EXERCISE INSTRUCTIONS: Print exactly the lines from the first one down to the line that contains "const strainTicks = [0, -6, -12, -18, -24, -30];", both included, and skip the pictures.

GIVEN MATERIAL:
--- Start ---
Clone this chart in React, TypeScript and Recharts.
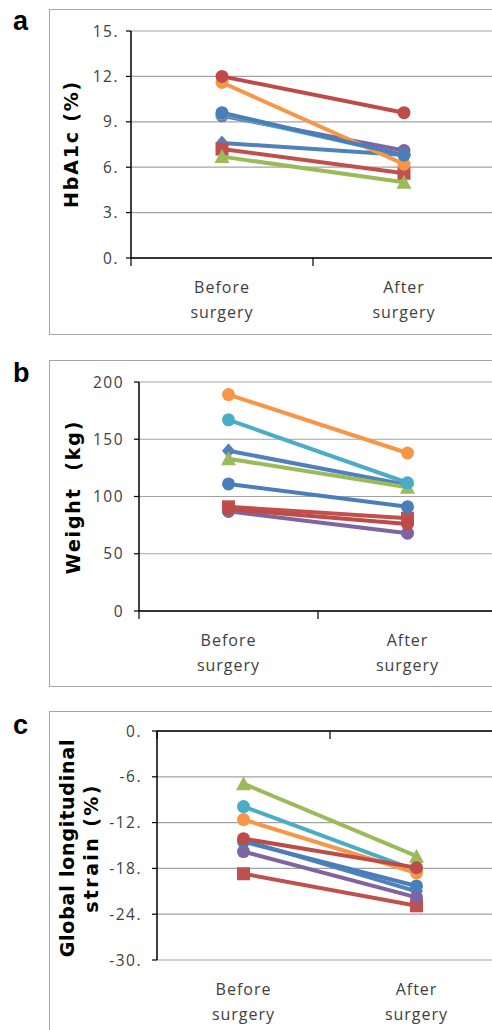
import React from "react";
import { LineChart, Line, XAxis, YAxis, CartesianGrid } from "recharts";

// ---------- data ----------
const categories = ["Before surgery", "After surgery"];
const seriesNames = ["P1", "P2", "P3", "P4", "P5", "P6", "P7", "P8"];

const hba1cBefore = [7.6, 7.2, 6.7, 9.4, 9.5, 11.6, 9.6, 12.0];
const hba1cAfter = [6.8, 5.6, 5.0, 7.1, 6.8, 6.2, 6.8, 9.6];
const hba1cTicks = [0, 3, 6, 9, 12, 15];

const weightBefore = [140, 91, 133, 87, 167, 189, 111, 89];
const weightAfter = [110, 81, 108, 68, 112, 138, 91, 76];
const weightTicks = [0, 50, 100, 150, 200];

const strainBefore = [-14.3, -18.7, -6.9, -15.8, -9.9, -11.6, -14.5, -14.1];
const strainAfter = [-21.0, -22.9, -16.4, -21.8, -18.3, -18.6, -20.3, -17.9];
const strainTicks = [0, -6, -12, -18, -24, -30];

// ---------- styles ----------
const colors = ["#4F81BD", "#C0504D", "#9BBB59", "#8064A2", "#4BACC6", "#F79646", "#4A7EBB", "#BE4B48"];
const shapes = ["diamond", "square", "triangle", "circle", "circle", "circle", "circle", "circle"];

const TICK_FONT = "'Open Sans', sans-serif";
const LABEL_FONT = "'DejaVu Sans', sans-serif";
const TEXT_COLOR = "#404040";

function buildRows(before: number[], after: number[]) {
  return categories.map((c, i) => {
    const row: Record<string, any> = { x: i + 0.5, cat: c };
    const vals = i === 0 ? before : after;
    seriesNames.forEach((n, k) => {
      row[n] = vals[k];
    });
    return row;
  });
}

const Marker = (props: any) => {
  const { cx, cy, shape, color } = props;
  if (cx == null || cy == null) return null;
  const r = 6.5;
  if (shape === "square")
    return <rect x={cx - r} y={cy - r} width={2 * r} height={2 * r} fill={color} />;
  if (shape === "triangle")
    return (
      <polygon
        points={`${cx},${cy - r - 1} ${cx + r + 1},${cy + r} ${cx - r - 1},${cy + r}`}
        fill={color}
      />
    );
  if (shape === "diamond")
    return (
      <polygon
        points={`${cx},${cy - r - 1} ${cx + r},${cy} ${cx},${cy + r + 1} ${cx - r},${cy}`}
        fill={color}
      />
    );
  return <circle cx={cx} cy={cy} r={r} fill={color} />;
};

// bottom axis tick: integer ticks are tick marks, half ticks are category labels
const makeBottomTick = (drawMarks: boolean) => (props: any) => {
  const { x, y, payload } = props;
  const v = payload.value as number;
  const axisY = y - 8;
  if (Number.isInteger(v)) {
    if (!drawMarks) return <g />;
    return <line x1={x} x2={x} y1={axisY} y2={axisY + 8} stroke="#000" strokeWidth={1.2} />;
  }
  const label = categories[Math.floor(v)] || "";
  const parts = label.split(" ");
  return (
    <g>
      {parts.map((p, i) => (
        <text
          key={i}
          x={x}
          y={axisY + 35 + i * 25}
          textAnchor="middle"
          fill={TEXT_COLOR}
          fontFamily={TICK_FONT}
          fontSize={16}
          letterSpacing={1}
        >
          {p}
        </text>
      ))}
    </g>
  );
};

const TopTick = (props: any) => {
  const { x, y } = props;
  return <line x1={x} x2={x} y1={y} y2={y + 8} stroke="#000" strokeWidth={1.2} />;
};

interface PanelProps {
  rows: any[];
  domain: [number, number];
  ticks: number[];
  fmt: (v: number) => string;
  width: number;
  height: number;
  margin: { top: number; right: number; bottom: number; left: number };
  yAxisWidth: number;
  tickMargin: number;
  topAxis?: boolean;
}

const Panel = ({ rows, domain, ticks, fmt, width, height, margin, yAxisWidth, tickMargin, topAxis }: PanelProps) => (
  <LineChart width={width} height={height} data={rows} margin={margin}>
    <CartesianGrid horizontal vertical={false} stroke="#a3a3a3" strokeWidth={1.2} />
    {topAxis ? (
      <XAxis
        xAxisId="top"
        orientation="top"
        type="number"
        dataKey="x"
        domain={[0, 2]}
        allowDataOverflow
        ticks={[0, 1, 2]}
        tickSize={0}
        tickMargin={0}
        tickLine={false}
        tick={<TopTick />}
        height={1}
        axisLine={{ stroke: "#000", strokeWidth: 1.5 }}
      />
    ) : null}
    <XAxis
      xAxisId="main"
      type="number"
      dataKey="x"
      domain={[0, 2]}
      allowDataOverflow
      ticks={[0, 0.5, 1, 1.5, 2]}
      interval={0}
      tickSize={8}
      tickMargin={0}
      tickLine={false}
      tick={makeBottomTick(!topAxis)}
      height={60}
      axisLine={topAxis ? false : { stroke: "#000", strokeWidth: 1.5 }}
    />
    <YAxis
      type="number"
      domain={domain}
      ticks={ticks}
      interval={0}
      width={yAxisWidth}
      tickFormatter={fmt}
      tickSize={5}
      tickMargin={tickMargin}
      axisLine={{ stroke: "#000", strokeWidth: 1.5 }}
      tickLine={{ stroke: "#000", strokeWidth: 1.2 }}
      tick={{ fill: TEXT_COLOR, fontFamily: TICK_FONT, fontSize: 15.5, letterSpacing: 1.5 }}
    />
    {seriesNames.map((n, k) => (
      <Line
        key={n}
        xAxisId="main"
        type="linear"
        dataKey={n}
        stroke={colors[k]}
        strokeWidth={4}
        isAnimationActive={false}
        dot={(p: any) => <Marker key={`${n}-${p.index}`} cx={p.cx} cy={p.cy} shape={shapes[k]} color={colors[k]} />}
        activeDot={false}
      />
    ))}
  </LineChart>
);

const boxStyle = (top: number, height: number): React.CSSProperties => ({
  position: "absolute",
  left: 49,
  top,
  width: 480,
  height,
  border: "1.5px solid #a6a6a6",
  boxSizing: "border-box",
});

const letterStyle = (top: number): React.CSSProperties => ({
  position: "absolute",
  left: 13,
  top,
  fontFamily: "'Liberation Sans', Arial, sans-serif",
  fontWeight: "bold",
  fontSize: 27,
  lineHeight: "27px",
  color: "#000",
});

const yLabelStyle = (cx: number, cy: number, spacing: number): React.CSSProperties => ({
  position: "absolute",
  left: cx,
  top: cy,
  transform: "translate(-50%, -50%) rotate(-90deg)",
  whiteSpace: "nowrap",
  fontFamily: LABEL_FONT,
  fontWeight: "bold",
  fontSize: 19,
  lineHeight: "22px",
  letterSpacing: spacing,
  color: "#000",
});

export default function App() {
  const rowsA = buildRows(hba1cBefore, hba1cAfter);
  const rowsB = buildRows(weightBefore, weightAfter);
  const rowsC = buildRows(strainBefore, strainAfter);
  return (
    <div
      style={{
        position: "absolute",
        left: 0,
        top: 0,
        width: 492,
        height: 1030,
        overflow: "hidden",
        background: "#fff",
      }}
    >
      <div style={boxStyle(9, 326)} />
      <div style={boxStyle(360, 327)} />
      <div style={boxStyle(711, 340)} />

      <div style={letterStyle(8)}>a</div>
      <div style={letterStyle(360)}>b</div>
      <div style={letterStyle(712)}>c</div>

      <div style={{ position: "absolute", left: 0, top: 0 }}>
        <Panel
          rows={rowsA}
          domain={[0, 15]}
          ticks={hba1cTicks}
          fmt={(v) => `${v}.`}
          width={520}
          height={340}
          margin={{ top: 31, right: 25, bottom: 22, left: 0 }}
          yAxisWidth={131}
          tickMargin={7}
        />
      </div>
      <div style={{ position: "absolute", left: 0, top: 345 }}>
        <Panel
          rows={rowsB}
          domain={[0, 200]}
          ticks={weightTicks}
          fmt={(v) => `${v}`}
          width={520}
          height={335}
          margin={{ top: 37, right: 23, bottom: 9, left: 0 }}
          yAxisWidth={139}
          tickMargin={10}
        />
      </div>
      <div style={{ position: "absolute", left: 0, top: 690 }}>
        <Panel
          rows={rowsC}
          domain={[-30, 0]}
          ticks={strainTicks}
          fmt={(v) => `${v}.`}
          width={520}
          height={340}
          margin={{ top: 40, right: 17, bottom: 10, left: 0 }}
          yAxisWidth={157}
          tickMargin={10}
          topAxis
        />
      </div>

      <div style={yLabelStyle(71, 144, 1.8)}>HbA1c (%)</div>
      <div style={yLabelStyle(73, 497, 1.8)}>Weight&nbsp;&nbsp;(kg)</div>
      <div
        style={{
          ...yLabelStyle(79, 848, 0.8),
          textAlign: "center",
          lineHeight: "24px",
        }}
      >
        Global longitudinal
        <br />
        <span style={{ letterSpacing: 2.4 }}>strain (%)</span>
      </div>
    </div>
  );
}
--- End ---
OUTPUT OF THE EXERCISE:
Clone this chart in React, TypeScript and Recharts.
import React from "react";
import { LineChart, Line, XAxis, YAxis, CartesianGrid } from "recharts";

// ---------- data ----------
const categories = ["Before surgery", "After surgery"];
const seriesNames = ["P1", "P2", "P3", "P4", "P5", "P6", "P7", "P8"];

const hba1cBefore = [7.6, 7.2, 6.7, 9.4, 9.5, 11.6, 9.6, 12.0];
const hba1cAfter = [6.8, 5.6, 5.0, 7.1, 6.8, 6.2, 6.8, 9.6];
const hba1cTicks = [0, 3, 6, 9, 12, 15];

const weightBefore = [140, 91, 133, 87, 167, 189, 111, 89];
const weightAfter = [110, 81, 108, 68, 112, 138, 91, 76];
const weightTicks = [0, 50, 100, 150, 200];

const strainBefore = [-14.3, -18.7, -6.9, -15.8, -9.9, -11.6, -14.5, -14.1];
const strainAfter = [-21.0, -22.9, -16.4, -21.8, -18.3, -18.6, -20.3, -17.9];
const strainTicks = [0, -6, -12, -18, -24, -30];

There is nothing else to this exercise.